## YOUR GOAL
State how many lines of the entries below hold the word "chart"; reply with nothing but the number.

— begin INPUT FOR THIS TASK —

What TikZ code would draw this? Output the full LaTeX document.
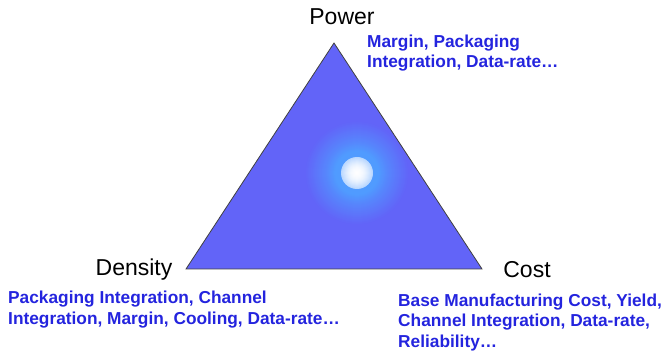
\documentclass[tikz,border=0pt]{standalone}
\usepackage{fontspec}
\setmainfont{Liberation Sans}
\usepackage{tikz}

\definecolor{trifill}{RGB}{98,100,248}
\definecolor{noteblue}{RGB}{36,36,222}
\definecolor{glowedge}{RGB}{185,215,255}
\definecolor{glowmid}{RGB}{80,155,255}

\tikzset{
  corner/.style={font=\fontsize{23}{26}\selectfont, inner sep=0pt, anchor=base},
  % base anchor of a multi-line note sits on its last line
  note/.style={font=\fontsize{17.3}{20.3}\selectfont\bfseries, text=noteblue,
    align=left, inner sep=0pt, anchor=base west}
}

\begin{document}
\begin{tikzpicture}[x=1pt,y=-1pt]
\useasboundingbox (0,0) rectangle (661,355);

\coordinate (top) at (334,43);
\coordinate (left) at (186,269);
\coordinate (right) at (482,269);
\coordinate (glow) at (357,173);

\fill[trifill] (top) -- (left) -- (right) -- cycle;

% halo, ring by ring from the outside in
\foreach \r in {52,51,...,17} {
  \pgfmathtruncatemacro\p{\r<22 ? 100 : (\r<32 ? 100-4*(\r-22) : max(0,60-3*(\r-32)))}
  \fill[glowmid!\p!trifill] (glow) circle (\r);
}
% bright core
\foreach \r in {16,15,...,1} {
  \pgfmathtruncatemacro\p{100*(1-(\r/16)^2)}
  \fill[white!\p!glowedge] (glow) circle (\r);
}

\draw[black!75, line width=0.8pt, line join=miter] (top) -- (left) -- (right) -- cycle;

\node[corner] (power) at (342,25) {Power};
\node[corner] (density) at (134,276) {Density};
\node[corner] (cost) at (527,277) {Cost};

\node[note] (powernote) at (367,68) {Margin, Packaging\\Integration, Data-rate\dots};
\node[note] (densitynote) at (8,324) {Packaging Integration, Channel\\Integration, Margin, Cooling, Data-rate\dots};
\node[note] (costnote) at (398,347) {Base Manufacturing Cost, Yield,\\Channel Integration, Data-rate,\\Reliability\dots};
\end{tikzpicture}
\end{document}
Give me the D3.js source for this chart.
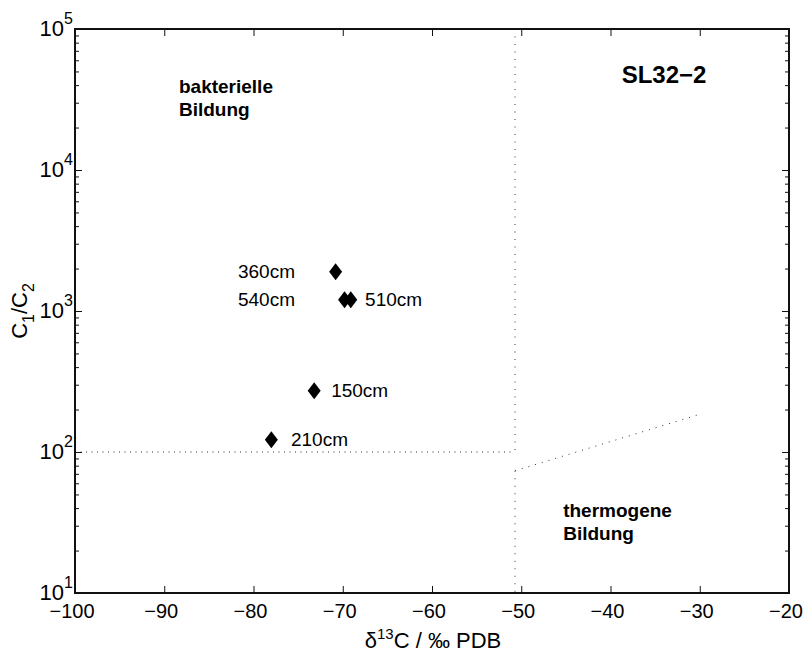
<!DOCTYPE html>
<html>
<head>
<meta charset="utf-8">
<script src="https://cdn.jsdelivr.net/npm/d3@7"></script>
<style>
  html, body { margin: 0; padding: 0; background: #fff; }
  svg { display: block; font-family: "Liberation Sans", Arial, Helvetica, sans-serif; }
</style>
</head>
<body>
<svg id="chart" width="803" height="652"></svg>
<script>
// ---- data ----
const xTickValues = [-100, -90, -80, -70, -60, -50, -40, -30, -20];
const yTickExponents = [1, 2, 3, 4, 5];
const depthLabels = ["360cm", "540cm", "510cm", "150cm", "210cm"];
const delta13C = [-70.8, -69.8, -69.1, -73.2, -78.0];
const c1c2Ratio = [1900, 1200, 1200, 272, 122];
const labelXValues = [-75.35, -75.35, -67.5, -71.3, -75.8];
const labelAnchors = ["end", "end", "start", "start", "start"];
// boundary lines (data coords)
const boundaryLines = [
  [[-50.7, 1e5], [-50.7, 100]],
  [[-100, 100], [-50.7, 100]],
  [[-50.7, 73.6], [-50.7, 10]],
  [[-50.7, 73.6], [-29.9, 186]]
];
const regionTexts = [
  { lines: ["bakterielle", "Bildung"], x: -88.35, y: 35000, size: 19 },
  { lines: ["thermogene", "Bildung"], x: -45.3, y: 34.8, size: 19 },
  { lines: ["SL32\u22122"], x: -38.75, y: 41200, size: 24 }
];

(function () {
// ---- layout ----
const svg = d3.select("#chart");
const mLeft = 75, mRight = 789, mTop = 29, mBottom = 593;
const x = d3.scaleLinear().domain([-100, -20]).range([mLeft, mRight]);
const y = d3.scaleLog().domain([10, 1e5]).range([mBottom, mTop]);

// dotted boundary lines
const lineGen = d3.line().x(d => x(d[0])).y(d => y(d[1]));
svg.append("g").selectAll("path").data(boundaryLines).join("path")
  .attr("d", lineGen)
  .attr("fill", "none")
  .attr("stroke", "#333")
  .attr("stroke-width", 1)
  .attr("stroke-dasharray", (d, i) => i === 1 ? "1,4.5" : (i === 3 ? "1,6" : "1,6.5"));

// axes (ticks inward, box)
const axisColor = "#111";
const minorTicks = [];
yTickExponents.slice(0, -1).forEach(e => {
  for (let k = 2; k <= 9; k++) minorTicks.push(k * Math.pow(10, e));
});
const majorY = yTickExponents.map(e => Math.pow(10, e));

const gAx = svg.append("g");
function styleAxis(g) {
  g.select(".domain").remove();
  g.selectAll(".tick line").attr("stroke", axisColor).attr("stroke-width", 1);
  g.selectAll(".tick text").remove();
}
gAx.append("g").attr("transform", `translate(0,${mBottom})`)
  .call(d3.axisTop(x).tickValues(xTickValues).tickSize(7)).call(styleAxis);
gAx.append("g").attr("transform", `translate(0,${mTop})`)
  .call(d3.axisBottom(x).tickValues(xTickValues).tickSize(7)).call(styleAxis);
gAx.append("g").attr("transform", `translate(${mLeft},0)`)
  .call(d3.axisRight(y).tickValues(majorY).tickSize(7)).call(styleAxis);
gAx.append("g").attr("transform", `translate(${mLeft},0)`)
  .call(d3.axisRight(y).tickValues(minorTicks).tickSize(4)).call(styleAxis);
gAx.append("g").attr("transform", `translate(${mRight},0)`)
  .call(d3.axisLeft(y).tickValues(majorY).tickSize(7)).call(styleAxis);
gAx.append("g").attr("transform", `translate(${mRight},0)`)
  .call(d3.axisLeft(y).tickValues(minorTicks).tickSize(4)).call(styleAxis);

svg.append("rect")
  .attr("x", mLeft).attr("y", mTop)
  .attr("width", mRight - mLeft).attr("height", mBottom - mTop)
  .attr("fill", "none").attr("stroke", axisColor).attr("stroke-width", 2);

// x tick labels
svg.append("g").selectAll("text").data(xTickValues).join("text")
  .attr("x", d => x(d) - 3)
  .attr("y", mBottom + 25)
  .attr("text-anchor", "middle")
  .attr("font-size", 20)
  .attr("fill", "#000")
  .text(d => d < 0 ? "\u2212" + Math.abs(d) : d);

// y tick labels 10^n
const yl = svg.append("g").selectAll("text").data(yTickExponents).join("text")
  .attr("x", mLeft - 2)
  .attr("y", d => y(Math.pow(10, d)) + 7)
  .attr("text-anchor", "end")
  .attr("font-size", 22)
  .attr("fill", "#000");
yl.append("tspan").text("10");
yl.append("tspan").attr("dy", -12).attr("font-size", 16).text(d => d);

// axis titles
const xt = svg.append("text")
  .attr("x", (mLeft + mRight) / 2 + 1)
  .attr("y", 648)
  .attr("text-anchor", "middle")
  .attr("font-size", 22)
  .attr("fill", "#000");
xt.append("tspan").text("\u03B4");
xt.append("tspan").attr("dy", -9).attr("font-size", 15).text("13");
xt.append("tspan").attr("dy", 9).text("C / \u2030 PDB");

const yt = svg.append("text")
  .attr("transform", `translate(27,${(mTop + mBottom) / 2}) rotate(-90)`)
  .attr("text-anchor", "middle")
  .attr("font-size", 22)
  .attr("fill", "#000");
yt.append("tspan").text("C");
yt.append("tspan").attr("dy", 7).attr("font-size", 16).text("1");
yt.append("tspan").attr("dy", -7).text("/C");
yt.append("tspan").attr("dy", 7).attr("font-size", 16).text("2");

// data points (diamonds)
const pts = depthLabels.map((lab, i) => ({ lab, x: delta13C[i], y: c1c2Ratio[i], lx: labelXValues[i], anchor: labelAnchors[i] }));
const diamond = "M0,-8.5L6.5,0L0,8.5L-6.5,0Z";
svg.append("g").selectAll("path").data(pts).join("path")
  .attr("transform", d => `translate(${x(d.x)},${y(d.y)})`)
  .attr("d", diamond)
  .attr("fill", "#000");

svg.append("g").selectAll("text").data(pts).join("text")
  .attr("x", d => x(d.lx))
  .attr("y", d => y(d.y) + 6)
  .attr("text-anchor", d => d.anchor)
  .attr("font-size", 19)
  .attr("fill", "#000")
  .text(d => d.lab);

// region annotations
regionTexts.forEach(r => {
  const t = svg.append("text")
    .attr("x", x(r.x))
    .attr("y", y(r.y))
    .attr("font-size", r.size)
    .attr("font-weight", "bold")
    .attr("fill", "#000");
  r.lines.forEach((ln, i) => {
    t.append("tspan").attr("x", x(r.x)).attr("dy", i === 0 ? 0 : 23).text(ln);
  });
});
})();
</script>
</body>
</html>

— end INPUT FOR THIS TASK —

## RESPONSE
3